The new showroom was designed by Henry Smith in the neoclassical style, built in yellow ashlar stone and was completed in 1932. The design involved a symmetrical main frontage of nine bays facing onto St Aldate's with the end pays projected forward as pavilions. The central bay featured, on the ground floor, an opening with three doorways and, spanning the first and second floors, a tall aedicula, formed by two vertically-stacked oriel windows flanked by Ionic order columns and piers supporting an entablature. The wings, which featured a curved section which swept round to meet the end bays at ground floor level, were fenestrated by sash windows on the first and second floors. The end bays, which were only two storeys high, were fenestrated in a similar style. Internally, the principal room was a large display area.

After British Leyland decided to focus on the Austin brand, the showroom was closed and the building was acquired by the Lord Chancellor's Department, which converted it into a courthouse at a cost of £5.2 million, to a design by the Property Services Agency. The crown court and the county court, which had previously been accommodated in the Town Hall and the old County Hall, moved into the former showroom after it had been officially re-opened by the Lord Chancellor, Lord Hailsham, on 4 October 1985. Internally, the building was laid out to accommodate nine courtrooms.
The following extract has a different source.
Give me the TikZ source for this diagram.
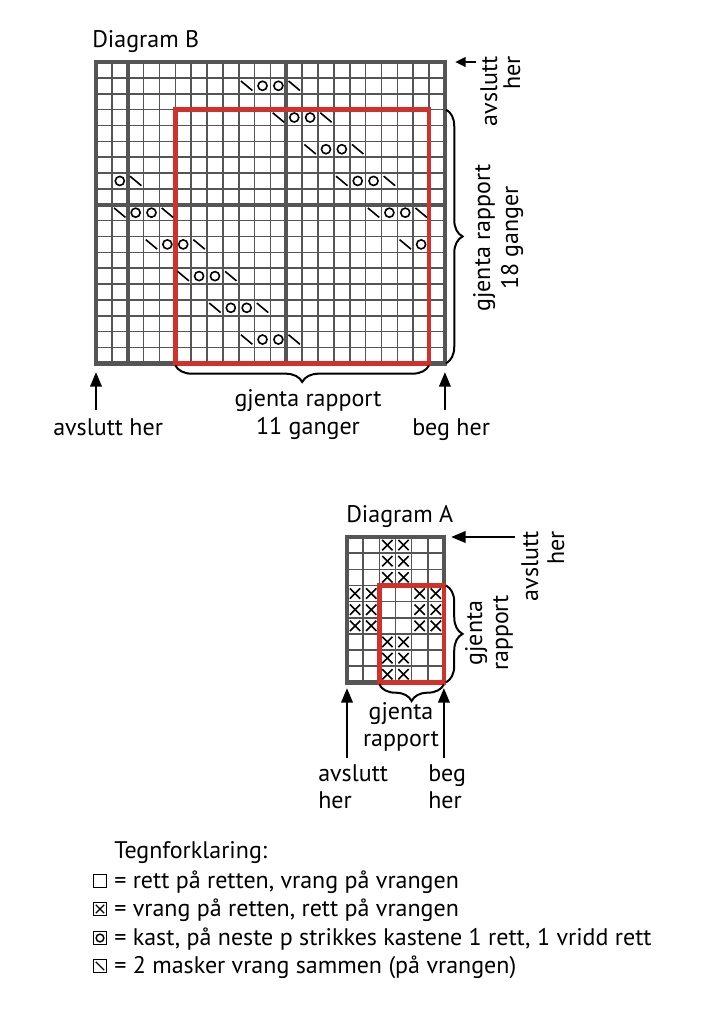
\documentclass[tikz,border=0pt]{standalone}
\usepackage{fontspec}
\setmainfont{PT Sans}
\usetikzlibrary{decorations.pathreplacing,arrows.meta}
\definecolor{gridgray}{HTML}{555555}
\definecolor{repred}{HTML}{D2302B}
\tikzset{
  gthin/.style={draw=gridgray,line width=1.2pt},
  gthick/.style={draw=gridgray,line width=3pt},
  gouter/.style={draw=gridgray,line width=3.6pt},
  redbox/.style={draw=repred,line width=3.6pt},
  sym/.style={draw=black,line width=1.2pt},
  legbox/.style={draw=black,line width=1.1pt},
  lbl/.style={inner sep=0pt,font=\fontsize{18}{22}\selectfont},
  arr/.style={draw=black,line width=2pt,-{Triangle[length=11pt,width=8.5pt]}},
  bracer/.style={draw=black,line width=1.5pt,decorate,decoration={brace,amplitude=12.5pt}},
}
\def\xB{96}\def\yB{62}\def\sB{15.86}
\def\xA{347}\def\yA{537}\def\sA{16.15}
\begin{document}
\begin{tikzpicture}[x=0.75pt,y=-0.75pt]
\useasboundingbox (0,0) rectangle (702,1024);
\fill[white] (0,0) rectangle (702,1024);

% ---------------- Diagram B ----------------
\node[lbl,anchor=base west] (titleB) at (92,48) {Diagram B};
\foreach \i in {1,...,21}
  \draw[gthin] ({\xB+\i*\sB},\yB) -- ({\xB+\i*\sB},{\yB+19*\sB});
\foreach \j in {1,...,18}
  \draw[gthin] (\xB,{\yB+\j*\sB}) -- ({\xB+22*\sB},{\yB+\j*\sB});
\draw[gthick] ({\xB+2*\sB},\yB) -- ({\xB+2*\sB},{\yB+19*\sB});
\draw[gthick] ({\xB+12*\sB},\yB) -- ({\xB+12*\sB},{\yB+19*\sB});
\draw[gthick] (\xB,{\yB+9*\sB}) -- ({\xB+22*\sB},{\yB+9*\sB});
\draw[gouter] (\xB,\yB) rectangle ({\xB+22*\sB},{\yB+19*\sB});
\draw[redbox] ({\xB+5*\sB},{\yB+3*\sB}) rectangle ({\xB+21*\sB},{\yB+19*\sB});
% decreases
\foreach \c/\r in {9/1,12/1,11/3,14/3,13/5,16/5,15/7,18/7,2/7,1/9,4/9,17/9,20/9,3/11,6/11,19/11,5/13,8/13,7/15,10/15,9/17,12/17}
  \draw[sym] ({\xB+(\c+0.14)*\sB},{\yB+(\r+0.2)*\sB}) -- ({\xB+(\c+0.86)*\sB},{\yB+(\r+0.8)*\sB});
% yarn overs
\foreach \c/\r in {10/1,11/1,12/3,13/3,14/5,15/5,16/7,17/7,1/7,2/9,3/9,18/9,19/9,4/11,5/11,20/11,6/13,7/13,8/15,9/15,10/17,11/17}
  \draw[sym] ({\xB+(\c+0.5)*\sB},{\yB+(\r+0.5)*\sB}) circle[radius=3.4pt];

% braces B
\coordinate (bRt) at ({\xB+22*\sB+1},{\yB+3*\sB});
\coordinate (bRb) at ({\xB+22*\sB+1},{\yB+19*\sB});
\draw[bracer] (bRt) -- (bRb);
\coordinate (bBr) at ({\xB+21*\sB},{\yB+19*\sB+2});
\coordinate (bBl) at ({\xB+5*\sB},{\yB+19*\sB+2});
\draw[bracer] (bBr) -- (bBl);
\node[lbl,anchor=base] (Bgj) at (308,406) {gjenta rapport};
\node[lbl,anchor=base] (B11) at (308,434) {11 ganger};
\node[lbl,anchor=base,rotate=90] (Bgjr) at (490,238) {gjenta rapport};
\node[lbl,anchor=base,rotate=90] (B18) at (518,238) {18 ganger};

% arrows B
\node[lbl,anchor=base west] (Bav) at (53,435) {avslutt her};
\node[lbl,anchor=base west] (Bbeg) at (412,435) {beg her};
\coordinate (BavS) at (96,410);
\coordinate (BavT) at (96,372);
\draw[arr] (BavS) -- (BavT);
\coordinate (BbegS) at ({\xB+22*\sB},410);
\coordinate (BbegT) at ({\xB+22*\sB},372);
\draw[arr] (BbegS) -- (BbegT);
\coordinate (BtopS) at (476,62);
\coordinate (BtopT) at (455,62);
\draw[arr,-{Triangle[length=8pt,width=7pt]}] (BtopS) -- (BtopT);
\node[lbl,anchor=base east,rotate=90] (Btav) at (497,56) {avslutt};
\node[lbl,anchor=base east,rotate=90] (Bther) at (520,56) {her};

% ---------------- Diagram A ----------------
\node[lbl,anchor=base west] (titleA) at (346,522) {Diagram A};
\foreach \i in {1,...,5}
  \draw[gthin] ({\xA+\i*\sA},\yA) -- ({\xA+\i*\sA},{\yA+9*\sA});
\foreach \j in {1,...,8}
  \draw[gthin] (\xA,{\yA+\j*\sA}) -- ({\xA+6*\sA},{\yA+\j*\sA});
\draw[gouter] (\xA,\yA) rectangle ({\xA+6*\sA},{\yA+9*\sA});
\draw[redbox] ({\xA+2*\sA},{\yA+3*\sA}) rectangle ({\xA+6*\sA},{\yA+9*\sA});
\foreach \c/\r in {2/0,3/0,2/1,3/1,2/2,3/2,0/3,1/3,4/3,5/3,0/4,1/4,4/4,5/4,0/5,1/5,4/5,5/5,2/6,3/6,2/7,3/7,2/8,3/8}{
  \draw[sym] ({\xA+(\c+0.18)*\sA},{\yA+(\r+0.18)*\sA}) -- ({\xA+(\c+0.82)*\sA},{\yA+(\r+0.82)*\sA});
  \draw[sym] ({\xA+(\c+0.18)*\sA},{\yA+(\r+0.82)*\sA}) -- ({\xA+(\c+0.82)*\sA},{\yA+(\r+0.18)*\sA});
}
% braces A
\coordinate (aRt) at ({\xA+6*\sA+2},{\yA+3*\sA});
\coordinate (aRb) at ({\xA+6*\sA+2},{\yA+9*\sA});
\draw[bracer] (aRt) -- (aRb);
\coordinate (aBr) at ({\xA+6*\sA},{\yA+9*\sA+2});
\coordinate (aBl) at ({\xA+2*\sA},{\yA+9*\sA+2});
\draw[bracer] (aBr) -- (aBl);
\node[lbl,anchor=base] (Agj) at (401,719) {gjenta};
\node[lbl,anchor=base] (Arap) at (401,746) {rapport};
\node[lbl,anchor=base,rotate=90] (Agjr) at (482,633) {gjenta};
\node[lbl,anchor=base,rotate=90] (Araps) at (508,633) {rapport};

% arrows A
\coordinate (AtopS) at (515,\yA);
\coordinate (AtopT) at (451,\yA);
\draw[arr] (AtopS) -- (AtopT);
\node[lbl,anchor=base east,rotate=90] (Atav) at (538,531) {avslutt};
\node[lbl,anchor=base east,rotate=90] (Ather) at (564,531) {her};
\coordinate (AavS) at (\xA,758);
\coordinate (AavT) at (\xA,688);
\draw[arr] (AavS) -- (AavT);
\coordinate (AbegS) at ({\xA+6*\sA},758);
\coordinate (AbegT) at ({\xA+6*\sA},688);
\draw[arr] (AbegS) -- (AbegT);
\node[lbl,anchor=base west] (Aav) at (318,781) {avslutt};
\node[lbl,anchor=base west] (Aavh) at (318,808) {her};
\node[lbl,anchor=base west] (Abeg) at (428,781) {beg};
\node[lbl,anchor=base west] (Abegh) at (428,808) {her};

% ---------------- Legend ----------------
\node[lbl,anchor=base west] (leg) at (114,858) {Tegnforklaring:};
\node[lbl,anchor=base west] (l1) at (114,888) {= rett på retten, vrang på vrangen};
\node[lbl,anchor=base west] (l2) at (114,916) {= vrang på retten, rett på vrangen};
\node[lbl,anchor=base west] (l3) at (114,945) {= kast, på neste p strikkes kastene 1 rett, 1 vridd rett};
\node[lbl,anchor=base west] (l4) at (114,973) {= 2 masker vrang sammen (på vrangen)};
\def\bx{100}\def\bh{6.5}
\draw[legbox] ({\bx-\bh},{888-7-\bh}) rectangle ({\bx+\bh},{888-7+\bh});
\draw[legbox] ({\bx-\bh},{916-7-\bh}) rectangle ({\bx+\bh},{916-7+\bh});
\draw[sym,line width=0.9pt] ({\bx-\bh+2.3},{916-7-\bh+2.3}) -- ({\bx+\bh-2.3},{916-7+\bh-2.3});
\draw[sym,line width=0.9pt] ({\bx-\bh+2.3},{916-7+\bh-2.3}) -- ({\bx+\bh-2.3},{916-7-\bh+2.3});
\draw[legbox] ({\bx-\bh},{945-7-\bh}) rectangle ({\bx+\bh},{945-7+\bh});
\draw[sym,line width=1.1pt] (\bx,{945-7}) circle[radius=2.9pt];
\draw[legbox] ({\bx-\bh},{973-7-\bh}) rectangle ({\bx+\bh},{973-7+\bh});
\draw[sym,line width=0.9pt] ({\bx-\bh+2.3},{973-7-\bh+2.3}) -- ({\bx+\bh-2.3},{973-7+\bh-2.3});
\end{tikzpicture}
\end{document}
Notable cases have included the trial and conviction, in December 1995, of Gordon Wardell for the murder of his wife, Carol Wardell. They have also included the second trial, in May 1996, of Sara Thornton, and her acquittal for murder but conviction for manslaughter, in connection with the death of her violent and alcoholic husband: she was released from custody as a result of time already served. They was also the trial and conviction, in April 2006, of the nurse, Benjamin Geen, for the murder of two patients and acts of grievous bodily harm against 15 others.